Every third Saturday of the month, something genuinely cool happens in San Francisco — and it doesn't cost taxpayers a dime, doesn't require a permit from seven different city agencies, and isn't subsidized by a single dollar of public funding.

The SF Midnight Mystery Bike Ride is exactly what it sounds like: a mass of cyclists rolling out into the dark streets of the city with no idea where they're headed. The route changes every time. The destination is revealed only as you ride. It's spontaneous, community-organized, and — here's the part that should make every liberty-loving San Franciscan smile — entirely self-sustaining.

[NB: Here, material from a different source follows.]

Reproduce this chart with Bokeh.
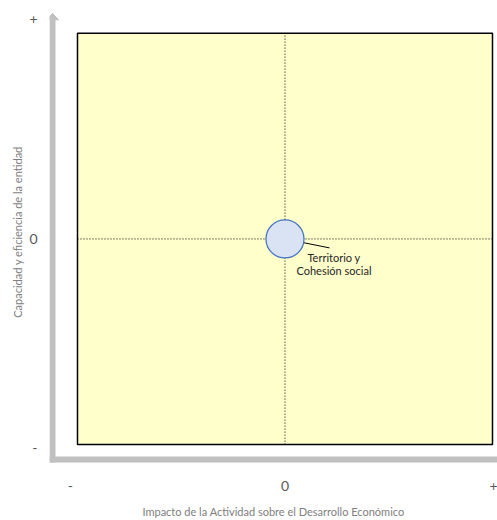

In a city where the government spends roughly $1.4 billion per year on homelessness programs with questionable results, where transit projects run decades behind schedule and billions over budget, and where seemingly every community event requires a bureaucratic obstacle course of permits and fees, the Midnight Mystery Ride is a refreshing reminder of what happens when people just… organize themselves.

No city commission voted on it. No supervisor held a press conference about it. Nobody applied for a grant. People just show up with bikes and ride.

This is the kind of organic, voluntary community-building that San Francisco used to be famous for — before everything had to be filtered through a nonprofit, a DEI consultant, and a six-figure program manager. It's people choosing to do something fun together, assuming their own risk, and creating genuine neighborhood connection in the process.

If you've got a bike, a light, and the ability to stay awake past midnight, this is worth checking out. The next ride falls on the third Saturday of the month. Show up, ride along, and experience something increasingly rare in this city: a community event that exists purely because people want it to, not because someone's getting paid to run it.

San Francisco at its best has always been a little weird, a little spontaneous, and a lot free. The Midnight Mystery Ride is all three.